▶ [DATA IN THIS EXERCISE]:
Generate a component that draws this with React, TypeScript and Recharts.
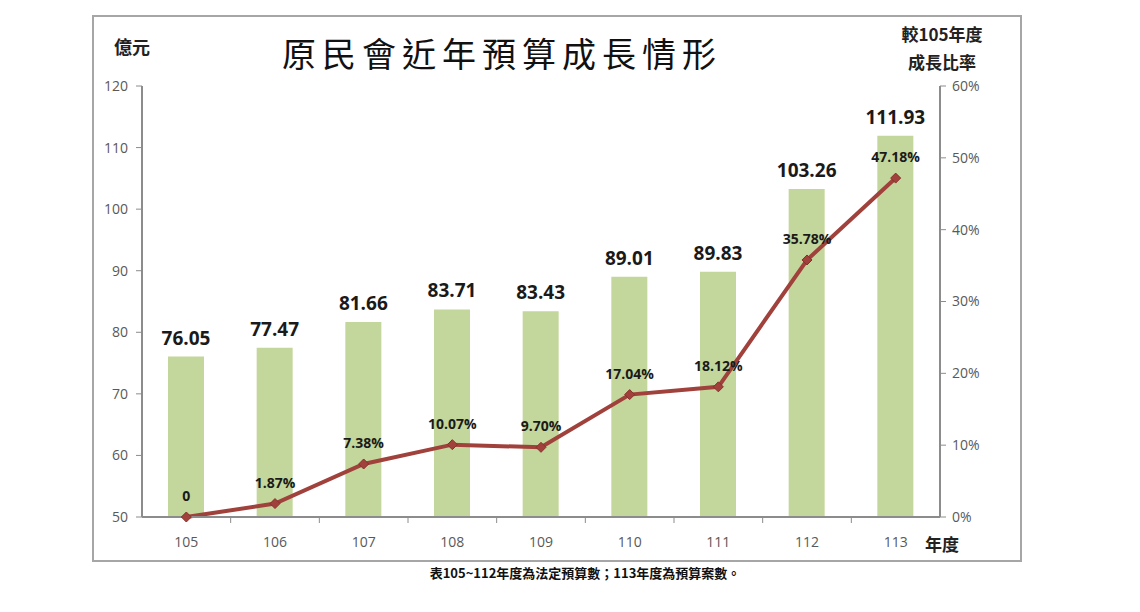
import React from 'react';
import {
  ComposedChart, Bar, Line, XAxis, YAxis, LabelList,
} from 'recharts';

const years = ['105', '106', '107', '108', '109', '110', '111', '112', '113'];
const budget = [76.05, 77.47, 81.66, 83.71, 83.43, 89.01, 89.83, 103.26, 111.93];
const growth = [0, 1.87, 7.38, 10.07, 9.70, 17.04, 18.12, 35.78, 47.18];
const leftTicks = [50, 60, 70, 80, 90, 100, 110, 120];
const rightTicks = [0, 10, 20, 30, 40, 50, 60];

const data = years.map((y, i) => ({ year: y, budget: budget[i], growth: growth[i] }));

const axisTick = { fill: '#595959', fontSize: 14, fontFamily: 'Open Sans, sans-serif' };
const cjk = '"Noto Sans CJK TC", sans-serif';

const Diamond = (props: any) => {
  const { cx, cy } = props;
  if (cx == null || cy == null) return null;
  const r = 5;
  return (
    <path
      d={`M${cx},${cy - r} L${cx + r},${cy} L${cx},${cy + r} L${cx - r},${cy} Z`}
      fill="#a0413c"
      stroke="#8a2f2b"
      strokeWidth={1}
    />
  );
};

export default function App() {
  return (
    <div style={{ position: 'relative', width: 1140, height: 612, background: '#fff' }}>
      <style>{'body{margin:0}'}</style>
      <div
        style={{
          position: 'absolute', left: 92, top: 15, width: 926, height: 543,
          border: '2px solid #a6a6a6',
        }}
      />
      <ComposedChart
        width={1140}
        height={612}
        data={data}
        margin={{ top: 86, right: 140, bottom: 65, left: 92 }}
        barSize={36}
        style={{ position: 'absolute', left: 0, top: 0 }}
      >
        <XAxis
          dataKey="year"
          tick={{ ...axisTick, dy: 12 }}
          tickLine={false}
          axisLine={{ stroke: '#8c8c8c', strokeWidth: 2 }}
          height={30}
        />
        <YAxis
          yAxisId="left"
          domain={[50, 120]}
          ticks={leftTicks}
          width={50}
          tick={{ ...axisTick, dx: -6 }}
          axisLine={{ stroke: '#8c8c8c', strokeWidth: 2 }}
          tickLine={{ stroke: '#8c8c8c' }}
          tickSize={6}
          allowDataOverflow
        />
        <YAxis
          yAxisId="right"
          orientation="right"
          domain={[0, 60]}
          ticks={rightTicks}
          tickFormatter={(v: number) => `${v}%`}
          width={60}
          tick={{ ...axisTick, dx: 4 }}
          axisLine={{ stroke: '#8c8c8c', strokeWidth: 2 }}
          tickLine={{ stroke: '#8c8c8c' }}
          tickSize={6}
        />
        <Bar yAxisId="left" dataKey="budget" fill="#c3d69b" isAnimationActive={false}>
          <LabelList
            dataKey="budget"
            position="top"
            offset={12}
            formatter={(v: number) => v.toFixed(2)}
            style={{ fill: '#1a1a1a', fontSize: 19, fontWeight: 700, fontFamily: 'Open Sans, sans-serif' }}
          />
        </Bar>
        <Line
          yAxisId="right"
          dataKey="growth"
          stroke="#a0413c"
          strokeWidth={4}
          dot={<Diamond />}
          activeDot={false}
          isAnimationActive={false}
        >
          <LabelList
            dataKey="growth"
            position="top"
            offset={16}
            formatter={(v: number) => (v === 0 ? '0' : `${v.toFixed(2)}%`)}
            style={{ fill: '#1a1a1a', fontSize: 14, fontWeight: 700, fontFamily: 'Open Sans, sans-serif' }}
          />
        </Line>
      </ComposedChart>
      {/* x tick marks between categories */}
      <svg width={1140} height={612} style={{ position: 'absolute', left: 0, top: 0, pointerEvents: 'none' }}>
        {years.map((_, i) => {
          const x = 142 + (i + 1) * (798 / 9);
          return i < years.length - 1 ? (
            <line key={i} x1={x} x2={x} y1={517} y2={523} stroke="#8c8c8c" strokeWidth={1} />
          ) : null;
        })}
      </svg>
      <div style={{ position: 'absolute', left: 114, top: 33, fontFamily: cjk, fontWeight: 700, fontSize: 18, color: '#222' }}>
        億元
      </div>
      <div style={{ position: 'absolute', left: 0, width: 1004, top: 28, textAlign: 'center', fontFamily: cjk, fontSize: 34, color: '#111', letterSpacing: 6 }}>
        原民會近年預算成長情形
      </div>
      <div style={{ position: 'absolute', left: 882, width: 120, top: 20, textAlign: 'center', fontFamily: cjk, fontWeight: 700, fontSize: 17, lineHeight: '28px', color: '#222' }}>
        較105年度<br />成長比率
      </div>
      <div style={{ position: 'absolute', left: 925, top: 531, fontFamily: cjk, fontWeight: 700, fontSize: 17, color: '#222' }}>
        年度
      </div>
      <div style={{ position: 'absolute', left: 0, width: 1170, top: 563, textAlign: 'center', fontFamily: cjk, fontWeight: 700, fontSize: 13, color: '#111' }}>
        表105~112年度為法定預算數；113年度為預算案數。
      </div>
    </div>
  );
}
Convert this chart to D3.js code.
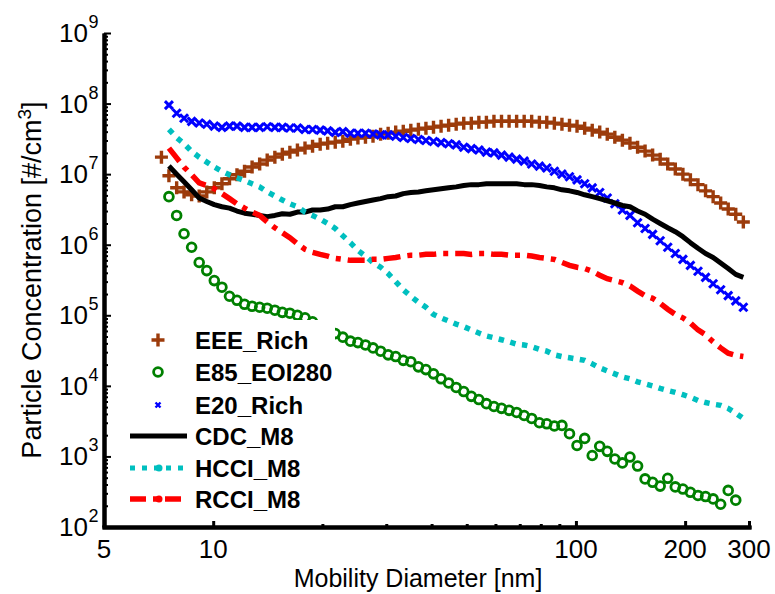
<!DOCTYPE html>
<html><head><meta charset="utf-8">
<script src="https://cdn.jsdelivr.net/npm/d3@7"></script>
<style>body{margin:0;background:#fff;} svg{display:block;font-family:Arial,"Liberation Sans",sans-serif;}</style>
</head><body><svg id="c" width="775" height="594"></svg>
<script>
// Mobility diameter bins [nm]
const diameters = [7.2, 7.55, 7.93, 8.31, 8.72, 9.15, 9.60, 10.07, 10.57, 11.09,
 11.63, 12.20, 12.80, 13.43, 14.09, 14.79, 15.51, 16.27, 17.07, 17.91,
 18.79, 19.72, 20.68, 21.70, 22.77, 23.89, 25.06, 26.29, 27.58, 28.94,
 30.36, 31.85, 33.42, 35.06, 36.79, 38.59, 40.49, 42.48, 44.57, 46.76,
 49.06, 51.47, 54.00, 56.65, 59.43, 62.35, 65.42, 68.63, 72.0, 75.5,
 79.3, 83.1, 87.2, 91.5, 96.0, 100.7, 105.7, 110.9, 116.3, 122.0,
 128.0, 134.3, 140.9, 147.9, 155.1, 162.7, 170.7, 179.1, 187.9, 197.2,
 206.8, 217.0, 227.7, 238.9, 250.6, 262.9, 275.8, 289.4];

const eeeRich = [1.74e7, 9.5e6, 6.4e6, 5.6e6, 5.1e6, 4.9e6, 5.6e6, 6.4e6, 7.3e6, 8.6e6,
 9.8e6, 1.1e7, 1.26e7, 1.39e7, 1.58e7, 1.74e7, 1.92e7, 2.05e7, 2.19e7, 2.34e7,
 2.49e7, 2.66e7, 2.75e7, 2.84e7, 2.93e7, 3.13e7, 3.24e7, 3.34e7, 3.45e7, 3.69e7,
 3.81e7, 3.94e7, 4.06e7, 4.2e7, 4.34e7, 4.48e7, 4.63e7, 4.79e7, 4.94e7, 5.11e7,
 5.28e7, 5.28e7, 5.45e7, 5.45e7, 5.63e7, 5.63e7, 5.63e7, 5.63e7, 5.63e7, 5.63e7,
 5.45e7, 5.45e7, 5.28e7, 5.11e7, 4.94e7, 4.79e7, 4.48e7, 4.2e7, 3.94e7, 3.69e7,
 3.34e7, 3.03e7, 2.75e7, 2.41e7, 2.12e7, 1.86e7, 1.63e7, 1.39e7, 1.18e7, 1.0e7,
 8.3e6, 7.1e6, 5.8e6, 4.8e6, 3.9e6, 3.2e6, 2.7e6, 2.1e6];

const e85Eoi280 = [null, 4.8e6, 2.6e6, 1.43e6, 9.2e5, 5.6e5, 4.3e5, 3.1e5, 2.5e5, 1.86e5,
 1.63e5, 1.43e5, 1.34e5, 1.3e5, 1.26e5, 1.18e5, 1.1e5, 1.07e5, 1.0e5, 9.2e4,
 8.1e4, 7.1e4, 6.2e4, 5.5e4, 4.9e4, 4.3e4, 4.1e4, 3.8e4, 3.45e4, 3.1e4,
 2.75e4, 2.6e4, 2.3e4, 2.2e4, 1.86e4, 1.7e4, 1.48e4, 1.26e4, 1.1e4, 9.5e3,
 8.3e3, 7.1e3, 6.4e3, 5.6e3, 5.1e3, 4.8e3, 4.5e3, 4.2e3, 3.8e3, 3.45e3,
 3.0e3, 2.9e3, 2.7e3, 2.75e3, 2.1e3, 1.43e3, 1.8e3, 1.03e3, 1.39e3, 1.18e3,
 920, 810, 980, 730, 480, 430, 380, 490, 370, 345,
 310, 280, 270, 250, 210, 330, 240, null];

const e20Rich = [null, 9.5e7, 7.3e7, 6.2e7, 5.6e7, 5.3e7, 5.1e7, 4.8e7, 4.6e7, 4.8e7,
 4.8e7, 4.6e7, 4.6e7, 4.6e7, 4.7e7, 4.6e7, 4.6e7, 4.5e7, 4.5e7, 4.3e7,
 4.3e7, 4.2e7, 4.1e7, 3.9e7, 4.0e7, 3.8e7, 3.8e7, 3.8e7, 3.7e7, 3.6e7,
 3.6e7, 3.45e7, 3.3e7, 3.2e7, 3.1e7, 3.0e7, 2.9e7, 2.8e7, 2.7e7, 2.6e7,
 2.4e7, 2.3e7, 2.2e7, 2.05e7, 2.0e7, 1.86e7, 1.74e7, 1.63e7, 1.53e7, 1.39e7,
 1.3e7, 1.22e7, 1.1e7, 1.0e7, 9.2e6, 8.3e6, 7.3e6, 6.4e6, 5.5e6, 4.6e6,
 3.8e6, 3.1e6, 2.6e6, 2.05e6, 1.7e6, 1.4e6, 1.14e6, 9.2e5, 7.5e5, 6.2e5,
 5.1e5, 4.2e5, 3.45e5, 2.8e5, 2.3e5, 1.9e5, 1.6e5, 1.3e5];

const cdcM8 = [null, 1.3e7, 1.0e7, 7.8e6, 6.0e6, 4.6e6, 4.1e6, 3.7e6, 3.45e6, 3.3e6,
 3.0e6, 2.8e6, 2.7e6, 2.6e6, 2.5e6, 2.6e6, 2.75e6, 2.7e6, 2.9e6, 2.9e6,
 3.1e6, 3.1e6, 3.2e6, 3.45e6, 3.45e6, 3.7e6, 3.9e6, 4.1e6, 4.3e6, 4.5e6,
 4.8e6, 4.9e6, 5.3e6, 5.5e6, 5.6e6, 5.8e6, 6.0e6, 6.2e6, 6.4e6, 6.6e6,
 6.9e6, 7.1e6, 7.1e6, 7.3e6, 7.3e6, 7.3e6, 7.3e6, 7.3e6, 7.1e6, 7.1e6,
 6.9e6, 6.6e6, 6.4e6, 6.0e6, 5.8e6, 5.5e6, 5.1e6, 4.8e6, 4.5e6, 4.2e6,
 3.9e6, 3.6e6, 3.45e6, 3.0e6, 2.7e6, 2.3e6, 2.0e6, 1.74e6, 1.53e6, 1.3e6,
 1.07e6, 8.9e5, 7.5e5, 6.6e5, 5.5e5, 4.6e5, 3.8e5, 3.45e5];

const hcciM8 = [null, 4.3e7, 3.3e7, 2.7e7, 2.1e7, 1.74e7, 1.48e7, 1.26e7, 1.1e7, 9.8e6,
 8.9e6, 8.1e6, 7.3e6, 6.6e6, 5.6e6, 4.9e6, 4.3e6, 3.8e6, 3.45e6, 2.9e6,
 2.6e6, 2.3e6, 2.0e6, 1.7e6, 1.34e6, 1.07e6, 8.3e5, 6.9e5, 5.6e5, 4.8e5,
 3.9e5, 3.0e5, 2.3e5, 1.86e5, 1.53e5, 1.3e5, 1.03e5, 9.2e4, 8.3e4, 7.5e4,
 6.9e4, 6.2e4, 5.6e4, 5.1e4, 4.8e4, 4.5e4, 4.2e4, 3.9e4, 3.8e4, 3.6e4,
 3.3e4, 3.1e4, 2.75e4, 2.6e4, 2.5e4, 2.4e4, 2.3e4, 2.05e4, 1.8e4, 1.63e4,
 1.48e4, 1.34e4, 1.26e4, 1.14e4, 1.07e4, 1.0e4, 9.2e3, 8.6e3, 8.1e3, 7.5e3,
 6.9e3, 6.2e3, 5.8e3, 5.5e3, 5.3e3, 4.8e3, 4.1e3, 3.45e3];

const rcciM8 = [null, 2.34e7, 1.7e7, 1.26e7, 9.8e6, 7.5e6, 6.9e6, 6.2e6, 5.3e6, 4.5e6,
 3.8e6, 3.3e6, 2.9e6, 2.6e6, 2.1e6, 1.74e6, 1.48e6, 1.26e6, 1.03e6, 8.6e5,
 7.8e5, 7.3e5, 6.9e5, 6.4e5, 6.2e5, 6.0e5, 6.0e5, 6.0e5, 6.2e5, 6.2e5,
 6.4e5, 6.6e5, 6.9e5, 7.1e5, 7.1e5, 7.3e5, 7.3e5, 7.5e5, 7.5e5, 7.5e5,
 7.5e5, 7.3e5, 7.5e5, 7.5e5, 7.3e5, 7.3e5, 7.1e5, 7.1e5, 7.1e5, 6.9e5,
 6.6e5, 6.4e5, 6.2e5, 5.6e5, 5.1e5, 4.8e5, 4.6e5, 4.2e5, 3.7e5, 3.3e5,
 3.1e5, 2.9e5, 2.6e5, 2.2e5, 1.9e5, 1.74e5, 1.48e5, 1.22e5, 1.03e5, 9.2e4,
 7.8e4, 6.2e4, 5.3e4, 4.2e4, 3.45e4, 2.9e4, 2.7e4, 2.6e4];

const seriesNames = ["EEE_Rich", "E85_EOI280", "E20_Rich", "CDC_M8", "HCCI_M8", "RCCI_M8"];
const xTickLabels = [5, 10, 100, 200, 300];
const xMajorTicks = [10, 100, 200, 300];
const xMinorTicks = [20, 30, 40, 50, 60, 70, 80, 90];
const yTickExponents = [2, 3, 4, 5, 6, 7, 8, 9];

const svg = d3.select("#c");
const x = d3.scaleLog().domain([5, 300]).range([104, 749]);
const y = d3.scaleLog().domain([1e2, 1e9]).range([527, 33]);

const pts = arr => arr.map((v, i) => ({d: diameters[i], v})).filter(p => p.v != null);
const line = d3.line().x(p => x(p.d)).y(p => y(p.v));

const BROWN = "#9C3B0B", GREEN = "#008000", BLUE = "#0000FF", CYAN = "#00BFBF", RED = "#FF0000";
const PLUS = "M-6.5,0H6.5M0,-6.5V6.5";
const CROSS = "M-4,-4L4,4M-4,4L4,-4";

// EEE_Rich plus markers
svg.append("g").selectAll("path").data(pts(eeeRich)).join("path")
  .attr("transform", p => `translate(${x(p.d)},${y(p.v)})`)
  .attr("d", PLUS).attr("stroke", BROWN).attr("stroke-width", 3.4).attr("fill", "none");
// E85 circles
svg.append("g").selectAll("circle").data(pts(e85Eoi280)).join("circle")
  .attr("cx", p => x(p.d)).attr("cy", p => y(p.v)).attr("r", 4.4)
  .attr("fill", "none").attr("stroke", GREEN).attr("stroke-width", 2.8);
// E20 x markers
svg.append("g").selectAll("path").data(pts(e20Rich)).join("path")
  .attr("transform", p => `translate(${x(p.d)},${y(p.v)})`)
  .attr("d", CROSS).attr("stroke", BLUE).attr("stroke-width", 3).attr("fill", "none");
// lines
svg.append("path").attr("d", line(pts(cdcM8))).attr("fill", "none").attr("stroke", "#000").attr("stroke-width", 5).attr("stroke-linejoin", "round");
svg.append("path").attr("d", line(pts(hcciM8))).attr("fill", "none").attr("stroke", CYAN).attr("stroke-width", 5.5).attr("stroke-dasharray", "5.5,6.5");
svg.append("path").attr("d", line(pts(rcciM8))).attr("fill", "none").attr("stroke", RED).attr("stroke-width", 5.5).attr("stroke-dasharray", "17,7,5,7");

// legend
const lg = svg.append("g");
lg.append("rect").attr("x", 112).attr("y", 320).attr("width", 223).attr("height", 195).attr("fill", "#fff");
const rowY = [340, 372, 405, 436, 468, 499];
seriesNames.forEach((name, i) => {
  const cy = rowY[i];
  if (i === 0) lg.append("path").attr("transform", `translate(158,${cy})`).attr("d", PLUS).attr("stroke", BROWN).attr("stroke-width", 3.4);
  if (i === 1) lg.append("circle").attr("cx", 158).attr("cy", cy).attr("r", 4.4).attr("fill", "none").attr("stroke", GREEN).attr("stroke-width", 2.8);
  if (i === 2) lg.append("path").attr("transform", `translate(158,${cy})`).attr("d", "M-2.5,-2.5L2.5,2.5M-2.5,2.5L2.5,-2.5").attr("stroke", BLUE).attr("stroke-width", 2.4);
  if (i === 3) lg.append("line").attr("x1", 130).attr("x2", 187).attr("y1", cy).attr("y2", cy).attr("stroke", "#000").attr("stroke-width", 5);
  if (i === 4) {
    lg.append("line").attr("x1", 130).attr("x2", 187).attr("y1", cy).attr("y2", cy).attr("stroke", CYAN).attr("stroke-width", 5).attr("stroke-dasharray", "5,7");
    lg.append("circle").attr("cx", 159).attr("cy", cy).attr("r", 3.5).attr("fill", CYAN);
  }
  if (i === 5) {
    lg.append("line").attr("x1", 130).attr("x2", 187).attr("y1", cy).attr("y2", cy).attr("stroke", RED).attr("stroke-width", 5.5).attr("stroke-dasharray", "16,7,5,7");
    lg.append("circle").attr("cx", 159).attr("cy", cy).attr("r", 3.5).attr("fill", RED);
  }
  lg.append("text").attr("x", 195).attr("y", cy + 8.5).attr("font-size", 24).attr("font-weight", "bold").attr("fill", "#000").text(name);
});

// axes
const yMinor = [];
yTickExponents.slice(0, -1).forEach(e => { for (let k = 2; k <= 9; k++) yMinor.push(k * Math.pow(10, e)); });
const yMajorVals = yTickExponents.map(e => Math.pow(10, e));
const ax = svg.append("g").attr("transform", "translate(104,0)");
ax.call(d3.axisLeft(y).tickValues(yMinor).tickSize(-4).tickSizeOuter(0).tickFormat(""));
ax.append("g").call(d3.axisLeft(y).tickValues(yMajorVals).tickSize(-7).tickSizeOuter(0).tickFormat(""));
ax.selectAll(".domain").attr("stroke", "#000").attr("stroke-width", 4);
ax.selectAll(".tick line").attr("stroke", "#000").attr("stroke-width", 2);

const bx = svg.append("g").attr("transform", "translate(0,527)");
bx.call(d3.axisBottom(x).tickValues(xMinorTicks).tickSize(-3).tickSizeOuter(0).tickFormat(""));
bx.append("g").call(d3.axisBottom(x).tickValues(xMajorTicks).tickSize(-6).tickSizeOuter(0).tickFormat(""));
bx.selectAll(".domain").attr("stroke", "#000").attr("stroke-width", 4).attr("stroke-linecap", "square");
bx.selectAll(".tick line").attr("stroke", "#000").attr("stroke-width", 3);

// y tick labels 10^n
yTickExponents.forEach(e => {
  const ty = y(Math.pow(10, e));
  svg.append("text").attr("x", 88).attr("y", ty + 9).attr("text-anchor", "end").attr("font-size", 26).attr("fill", "#000").text("10");
  svg.append("text").attr("x", 88.5).attr("y", ty - 5).attr("text-anchor", "start").attr("font-size", 18).attr("fill", "#000").text(e);
});
// x tick labels
xTickLabels.forEach(v => {
  svg.append("text").attr("x", x(v)).attr("y", 558).attr("text-anchor", "middle").attr("font-size", 26).attr("fill", "#000").text(v);
});

// titles
svg.append("text").attr("x", 418).attr("y", 587).attr("text-anchor", "middle").attr("font-size", 25).attr("fill", "#000").text("Mobility Diameter [nm]");
const yt = svg.append("text").attr("transform", "translate(41,280) rotate(-90)").attr("text-anchor", "middle").attr("font-size", 27).attr("fill", "#000");
yt.append("tspan").text("Particle Concentration [#/cm");
yt.append("tspan").attr("dy", -10).attr("font-size", 19).text("3");
yt.append("tspan").attr("dy", 10).text("]");
</script></body></html>
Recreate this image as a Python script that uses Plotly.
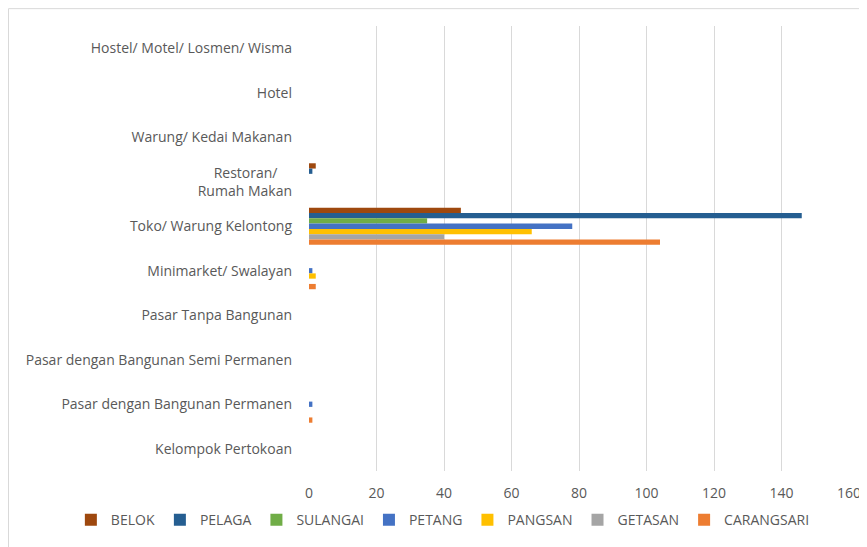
import plotly.graph_objects as go

# categories, top to bottom as in the chart
categories = [
    "Hostel/ Motel/ Losmen/ Wisma",
    "Hotel",
    "Warung/ Kedai Makanan",
    "Restoran/\u00a0\u00a0\u00a0\u00a0<br>Rumah Makan",
    "Toko/ Warung Kelontong",
    "Minimarket/ Swalayan",
    "Pasar Tanpa Bangunan",
    "Pasar dengan Bangunan Semi Permanen",
    "Pasar dengan Bangunan Permanen",
    "Kelompok Pertokoan",
]

belok = [0, 0, 0, 2, 45, 0, 0, 0, 0, 0]
pelaga = [0, 0, 0, 1, 146, 0, 0, 0, 0, 0]
sulangai = [0, 0, 0, 0, 35, 0, 0, 0, 0, 0]
petang = [0, 0, 0, 0, 78, 1, 0, 0, 1, 0]
pangsan = [0, 0, 0, 0, 66, 2, 0, 0, 0, 0]
getasan = [0, 0, 0, 0, 40, 0, 0, 0, 0, 0]
carangsari = [0, 0, 0, 0, 104, 2, 0, 0, 1, 0]

series = [
    ("BELOK", belok, "#9E480E"),
    ("PELAGA", pelaga, "#255E91"),
    ("SULANGAI", sulangai, "#70AD47"),
    ("PETANG", petang, "#4472C4"),
    ("PANGSAN", pangsan, "#FFC000"),
    ("GETASAN", getasan, "#A5A5A5"),
    ("CARANGSARI", carangsari, "#ED7D31"),
]

fig = go.Figure()
for name, vals, color in series:
    fig.add_trace(go.Bar(
        y=categories, x=vals, name=name, orientation="h",
        marker=dict(color=color, line=dict(width=0)),
    ))

# page body has an 8px margin, so the figure is a bit smaller than the window
fig.update_layout(
    width=859, height=539,
    margin=dict(l=301, r=18, t=18, b=75),
    paper_bgcolor="white", plot_bgcolor="white",
    barmode="group", bargap=0.17, bargroupgap=0,
    font=dict(family="Open Sans", size=14, color="#595959"),
    # x < 0 with left anchor lets the legend use the full width on one row
    legend=dict(orientation="h", x=-0.441, xanchor="left", y=-0.108, yanchor="middle",
                font=dict(size=14, color="#595959"), traceorder="normal",
                itemwidth=30),
    xaxis=dict(range=[0, 160], dtick=20, showgrid=True, gridcolor="#D9D9D9",
               gridwidth=1, zeroline=False, showline=False, ticks="",
               ticklabelstandoff=12, automargin=False),
    yaxis=dict(autorange="reversed", showgrid=False, zeroline=False,
               showline=False, ticks="", ticklabelstandoff=16, automargin=False),
    shapes=[dict(type="rect", xref="paper", yref="paper",
                 x0=-0.5565, x1=1.2, y0=-0.3, y1=1.039,
                 line=dict(color="#D9D9D9", width=1), layer="below")],
)

fig.write_html("out.html")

▶ [WHAT IS REQUIRED]: Starting at the line with "Convert this chart to D3.js code." and ending at the line with "206.8, 217.0, 227.7, 238.9, 250.6, 262.9, 275.8, 289.4];", copy each line exactly, both ends included. Do not copy the pictures.

▶ [THE RESULT]:
Convert this chart to D3.js code.
<!DOCTYPE html>
<html><head><meta charset="utf-8">
<script src="https://cdn.jsdelivr.net/npm/d3@7"></script>
<style>body{margin:0;background:#fff;} svg{display:block;font-family:Arial,"Liberation Sans",sans-serif;}</style>
</head><body><svg id="c" width="775" height="594"></svg>
<script>
// Mobility diameter bins [nm]
const diameters = [7.2, 7.55, 7.93, 8.31, 8.72, 9.15, 9.60, 10.07, 10.57, 11.09,
 11.63, 12.20, 12.80, 13.43, 14.09, 14.79, 15.51, 16.27, 17.07, 17.91,
 18.79, 19.72, 20.68, 21.70, 22.77, 23.89, 25.06, 26.29, 27.58, 28.94,
 30.36, 31.85, 33.42, 35.06, 36.79, 38.59, 40.49, 42.48, 44.57, 46.76,
 49.06, 51.47, 54.00, 56.65, 59.43, 62.35, 65.42, 68.63, 72.0, 75.5,
 79.3, 83.1, 87.2, 91.5, 96.0, 100.7, 105.7, 110.9, 116.3, 122.0,
 128.0, 134.3, 140.9, 147.9, 155.1, 162.7, 170.7, 179.1, 187.9, 197.2,
 206.8, 217.0, 227.7, 238.9, 250.6, 262.9, 275.8, 289.4];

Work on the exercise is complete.